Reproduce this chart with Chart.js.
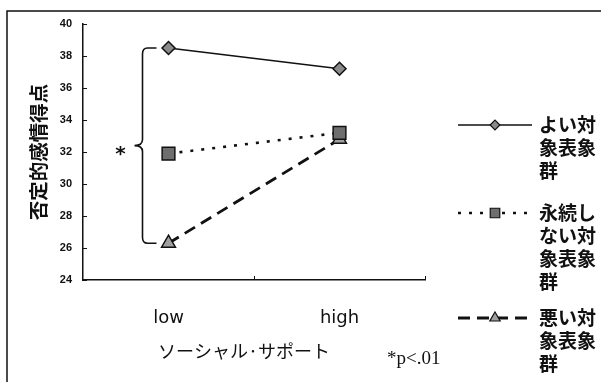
<!DOCTYPE html>
<html>
<head>
<meta charset="utf-8">
<script src="https://cdn.jsdelivr.net/npm/chart.js@4/dist/chart.umd.min.js"></script>
<style>
  html, body { margin: 0; padding: 0; background: #fff; }
  canvas { display: block; }
</style>
</head>
<body>
<canvas id="c" width="601" height="382"></canvas>
<script>
// Data
const categories = ['low', 'high'];
const seriesNames = ['よい対象表象群', '永続しない対象表象群', '悪い対象表象群'];
const legendLines = [
  ['よい対', '象表象', '群'],
  ['永続し', 'ない対', '象表象', '群'],
  ['悪い対', '象表象', '群']
];
const goodValues = [38.5, 37.2];
const unstableValues = [31.9, 33.2];
const badValues = [26.3, 32.8];
const yTicks = [24, 26, 28, 30, 32, 34, 36, 38, 40];
const yAxisTitle = '否定的感情得点';
const xAxisTitle = 'ソーシャル·サポート';
const significanceNote = '*p<.01';
const bracketMark = '*';

const INK = '#111';
const JP = '"Noto Sans CJK JP", "Noto Sans CJK SC", sans-serif';

// Frame, inward ticks, significance bracket, x title, note and legend
const decorations = {
  id: 'decorations',
  afterDraw(chart) {
    const ctx = chart.ctx;
    const x = chart.scales.x, y = chart.scales.y;
    const area = chart.chartArea;
    ctx.save();
    ctx.strokeStyle = INK;
    ctx.fillStyle = INK;

    // outer frame (top and left edges)
    ctx.lineWidth = 1.5;
    ctx.beginPath();
    ctx.moveTo(7, 382); ctx.lineTo(7, 11); ctx.lineTo(601, 11);
    ctx.stroke();

    // inward tick marks
    ctx.lineWidth = 1;
    ctx.beginPath();
    yTicks.forEach(v => {
      const py = Math.round(y.getPixelForValue(v)) + 0.5;
      ctx.moveTo(area.left, py); ctx.lineTo(area.left + 4, py);
    });
    const bounds = [];
    for (let i = 0; i < categories.length - 1; i++) {
      bounds.push((x.getPixelForValue(i) + x.getPixelForValue(i + 1)) / 2);
    }
    bounds.push(area.right);
    bounds.forEach(px => {
      const bx = Math.round(px) + 0.5;
      ctx.moveTo(bx, area.bottom); ctx.lineTo(bx, area.bottom - 4);
    });
    ctx.stroke();

    // curly bracket linking the low-condition extremes
    const cx = x.getPixelForValue(0);
    const yTop = y.getPixelForValue(goodValues[0]);
    const yBot = y.getPixelForValue(badValues[0]);
    const yMid = (yTop + yBot) / 2;
    const vx = cx - 26, tipX = cx - 34, endX = cx - 12;
    ctx.lineWidth = 1.6;
    ctx.beginPath();
    ctx.moveTo(endX, yTop);
    ctx.lineTo(vx + 5, yTop);
    ctx.quadraticCurveTo(vx, yTop, vx, yTop + 6);
    ctx.lineTo(vx, yMid - 6);
    ctx.quadraticCurveTo(vx, yMid, tipX, yMid);
    ctx.quadraticCurveTo(vx, yMid, vx, yMid + 6);
    ctx.lineTo(vx, yBot - 6);
    ctx.quadraticCurveTo(vx, yBot, vx + 5, yBot);
    ctx.lineTo(endX, yBot);
    ctx.stroke();
    ctx.font = 'bold 20px "DejaVu Sans", sans-serif';
    ctx.textAlign = 'center';
    ctx.textBaseline = 'middle';
    ctx.fillText(bracketMark, cx - 48, yMid + 9);

    // x axis title and significance note
    ctx.font = '18px ' + JP;
    ctx.fillText(xAxisTitle, 244, 351);
    ctx.font = '19px "Liberation Serif", serif';
    ctx.textAlign = 'left';
    ctx.fillText(significanceNote, 387, 359);

    // legend built from the dataset styles
    const entryY = [125, 213, 318];
    chart.data.datasets.forEach((ds, i) => {
      const ly = entryY[i];
      ctx.lineWidth = ds.borderWidth;
      ctx.setLineDash(ds.borderDash || []);
      ctx.beginPath();
      ctx.moveTo(458, ly); ctx.lineTo(532, ly);
      ctx.stroke();
      ctx.setLineDash([]);
      ctx.fillStyle = ds.pointBackgroundColor;
      ctx.strokeStyle = ds.pointBorderColor;
      ctx.lineWidth = 1.2;
      Chart.helpers.drawPoint(ctx, {
        pointStyle: ds.pointStyle,
        radius: ds.pointRadius * 0.75,
        rotation: 0,
        borderWidth: 1.2
      }, 495, ly);
      ctx.fillStyle = INK;
      ctx.strokeStyle = INK;
      ctx.font = 'bold 19px ' + JP;
      ctx.textAlign = 'left';
      ctx.textBaseline = 'middle';
      legendLines[i].forEach((t, k) => ctx.fillText(t, 539, ly + k * 23));
    });
    ctx.restore();
  }
};

new Chart(document.getElementById('c'), {
  type: 'line',
  data: {
    labels: categories,
    datasets: [
      {
        label: seriesNames[0],
        data: goodValues,
        borderColor: INK,
        borderWidth: 1.6,
        pointStyle: 'rectRot',
        pointRadius: 6.5,
        pointBackgroundColor: '#8a8a8a',
        pointBorderColor: INK,
        pointBorderWidth: 1.5
      },
      {
        label: seriesNames[1],
        data: unstableValues,
        borderColor: INK,
        borderWidth: 2.6,
        borderDash: [3, 8],
        pointStyle: 'rect',
        pointRadius: 9,
        pointBackgroundColor: '#6e6e6e',
        pointBorderColor: INK,
        pointBorderWidth: 1.5
      },
      {
        label: seriesNames[2],
        data: badValues,
        borderColor: INK,
        borderWidth: 2.8,
        borderDash: [12, 7],
        pointStyle: 'triangle',
        pointRadius: 8,
        pointBackgroundColor: '#a0a0a0',
        pointBorderColor: INK,
        pointBorderWidth: 1.5
      }
    ]
  },
  options: {
    responsive: false,
    animation: false,
    devicePixelRatio: 1,
    layout: { padding: { left: 0, top: 24, right: 176, bottom: 0 } },
    plugins: { legend: { display: false }, tooltip: { enabled: false } },
    elements: { line: { tension: 0 } },
    scales: {
      x: {
        type: 'category',
        offset: true,
        grid: { display: false, drawTicks: false },
        border: { display: true, color: INK, width: 1.5 },
        ticks: { font: { family: 'DejaVu Sans', size: 18 }, color: INK, padding: 28 },
        afterFit(s) { s.height = 102; }
      },
      y: {
        min: 24,
        max: 40,
        afterBuildTicks(s) { s.ticks = yTicks.map(v => ({ value: v })); },
        grid: { display: false, drawTicks: false },
        border: { display: true, color: INK, width: 1.5 },
        ticks: { font: { family: 'Liberation Sans', size: 11, weight: 'bold' }, color: INK, padding: 11 },
        title: {
          display: true,
          text: yAxisTitle,
          color: INK,
          font: { family: JP, size: 19.5, weight: 'bold' },
          padding: { top: 27, bottom: 0 }
        },
        afterFit(s) { s.width = 83; }
      }
    }
  },
  plugins: [decorations]
});
</script>
</body>
</html>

====

> **GIVEN PROBLEM**
What is needed is an exact reproduction of the data, pictures excluded.

> **TASK ANSWER**
Reproduce this chart with Chart.js.
<!DOCTYPE html>
<html>
<head>
<meta charset="utf-8">
<script src="https://cdn.jsdelivr.net/npm/chart.js@4/dist/chart.umd.min.js"></script>
<style>
  html, body { margin: 0; padding: 0; background: #fff; }
  canvas { display: block; }
</style>
</head>
<body>
<canvas id="c" width="601" height="382"></canvas>
<script>
// Data
const categories = ['low', 'high'];
const seriesNames = ['よい対象表象群', '永続しない対象表象群', '悪い対象表象群'];
const legendLines = [
  ['よい対', '象表象', '群'],
  ['永続し', 'ない対', '象表象', '群'],
  ['悪い対', '象表象', '群']
];
const goodValues = [38.5, 37.2];
const unstableValues = [31.9, 33.2];
const badValues = [26.3, 32.8];
const yTicks = [24, 26, 28, 30, 32, 34, 36, 38, 40];
const yAxisTitle = '否定的感情得点';
const xAxisTitle = 'ソーシャル·サポート';
const significanceNote = '*p<.01';
const bracketMark = '*';

const INK = '#111';
const JP = '"Noto Sans CJK JP", "Noto Sans CJK SC", sans-serif';

// Frame, inward ticks, significance bracket, x title, note and legend
const decorations = {
  id: 'decorations',
  afterDraw(chart) {
    const ctx = chart.ctx;
    const x = chart.scales.x, y = chart.scales.y;
    const area = chart.chartArea;
    ctx.save();
    ctx.strokeStyle = INK;
    ctx.fillStyle = INK;

    // outer frame (top and left edges)
    ctx.lineWidth = 1.5;
    ctx.beginPath();
    ctx.moveTo(7, 382); ctx.lineTo(7, 11); ctx.lineTo(601, 11);
    ctx.stroke();

    // inward tick marks
    ctx.lineWidth = 1;
    ctx.beginPath();
    yTicks.forEach(v => {
      const py = Math.round(y.getPixelForValue(v)) + 0.5;
      ctx.moveTo(area.left, py); ctx.lineTo(area.left + 4, py);
    });
    const bounds = [];
    for (let i = 0; i < categories.length - 1; i++) {
      bounds.push((x.getPixelForValue(i) + x.getPixelForValue(i + 1)) / 2);
    }
    bounds.push(area.right);
    bounds.forEach(px => {
      const bx = Math.round(px) + 0.5;
      ctx.moveTo(bx, area.bottom); ctx.lineTo(bx, area.bottom - 4);
    });
    ctx.stroke();

    // curly bracket linking the low-condition extremes
    const cx = x.getPixelForValue(0);
    const yTop = y.getPixelForValue(goodValues[0]);
    const yBot = y.getPixelForValue(badValues[0]);
    const yMid = (yTop + yBot) / 2;
    const vx = cx - 26, tipX = cx - 34, endX = cx - 12;
    ctx.lineWidth = 1.6;
    ctx.beginPath();
    ctx.moveTo(endX, yTop);
    ctx.lineTo(vx + 5, yTop);
    ctx.quadraticCurveTo(vx, yTop, vx, yTop + 6);
    ctx.lineTo(vx, yMid - 6);
    ctx.quadraticCurveTo(vx, yMid, tipX, yMid);
    ctx.quadraticCurveTo(vx, yMid, vx, yMid + 6);
    ctx.lineTo(vx, yBot - 6);
    ctx.quadraticCurveTo(vx, yBot, vx + 5, yBot);
    ctx.lineTo(endX, yBot);
    ctx.stroke();
    ctx.font = 'bold 20px "DejaVu Sans", sans-serif';
    ctx.textAlign = 'center';
    ctx.textBaseline = 'middle';
    ctx.fillText(bracketMark, cx - 48, yMid + 9);

    // x axis title and significance note
    ctx.font = '18px ' + JP;
    ctx.fillText(xAxisTitle, 244, 351);
    ctx.font = '19px "Liberation Serif", serif';
    ctx.textAlign = 'left';
    ctx.fillText(significanceNote, 387, 359);

    // legend built from the dataset styles
    const entryY = [125, 213, 318];
    chart.data.datasets.forEach((ds, i) => {
      const ly = entryY[i];
      ctx.lineWidth = ds.borderWidth;
      ctx.setLineDash(ds.borderDash || []);
      ctx.beginPath();
      ctx.moveTo(458, ly); ctx.lineTo(532, ly);
      ctx.stroke();
      ctx.setLineDash([]);
      ctx.fillStyle = ds.pointBackgroundColor;
      ctx.strokeStyle = ds.pointBorderColor;
      ctx.lineWidth = 1.2;
      Chart.helpers.drawPoint(ctx, {
        pointStyle: ds.pointStyle,
        radius: ds.pointRadius * 0.75,
        rotation: 0,
        borderWidth: 1.2
      }, 495, ly);
      ctx.fillStyle = INK;
      ctx.strokeStyle = INK;
      ctx.font = 'bold 19px ' + JP;
      ctx.textAlign = 'left';
      ctx.textBaseline = 'middle';
      legendLines[i].forEach((t, k) => ctx.fillText(t, 539, ly + k * 23));
    });
    ctx.restore();
  }
};

new Chart(document.getElementById('c'), {
  type: 'line',
  data: {
    labels: categories,
    datasets: [
      {
        label: seriesNames[0],
        data: goodValues,
        borderColor: INK,
        borderWidth: 1.6,
        pointStyle: 'rectRot',
        pointRadius: 6.5,
        pointBackgroundColor: '#8a8a8a',
        pointBorderColor: INK,
        pointBorderWidth: 1.5
      },
      {
        label: seriesNames[1],
        data: unstableValues,
        borderColor: INK,
        borderWidth: 2.6,
        borderDash: [3, 8],
        pointStyle: 'rect',
        pointRadius: 9,
        pointBackgroundColor: '#6e6e6e',
        pointBorderColor: INK,
        pointBorderWidth: 1.5
      },
      {
        label: seriesNames[2],
        data: badValues,
        borderColor: INK,
        borderWidth: 2.8,
        borderDash: [12, 7],
        pointStyle: 'triangle',
        pointRadius: 8,
        pointBackgroundColor: '#a0a0a0',
        pointBorderColor: INK,
        pointBorderWidth: 1.5
      }
    ]
  },
  options: {
    responsive: false,
    animation: false,
    devicePixelRatio: 1,
    layout: { padding: { left: 0, top: 24, right: 176, bottom: 0 } },
    plugins: { legend: { display: false }, tooltip: { enabled: false } },
    elements: { line: { tension: 0 } },
    scales: {
      x: {
        type: 'category',
        offset: true,
        grid: { display: false, drawTicks: false },
        border: { display: true, color: INK, width: 1.5 },
        ticks: { font: { family: 'DejaVu Sans', size: 18 }, color: INK, padding: 28 },
        afterFit(s) { s.height = 102; }
      },
      y: {
        min: 24,
        max: 40,
        afterBuildTicks(s) { s.ticks = yTicks.map(v => ({ value: v })); },
        grid: { display: false, drawTicks: false },
        border: { display: true, color: INK, width: 1.5 },
        ticks: { font: { family: 'Liberation Sans', size: 11, weight: 'bold' }, color: INK, padding: 11 },
        title: {
          display: true,
          text: yAxisTitle,
          color: INK,
          font: { family: JP, size: 19.5, weight: 'bold' },
          padding: { top: 27, bottom: 0 }
        },
        afterFit(s) { s.width = 83; }
      }
    }
  },
  plugins: [decorations]
});
</script>
</body>
</html>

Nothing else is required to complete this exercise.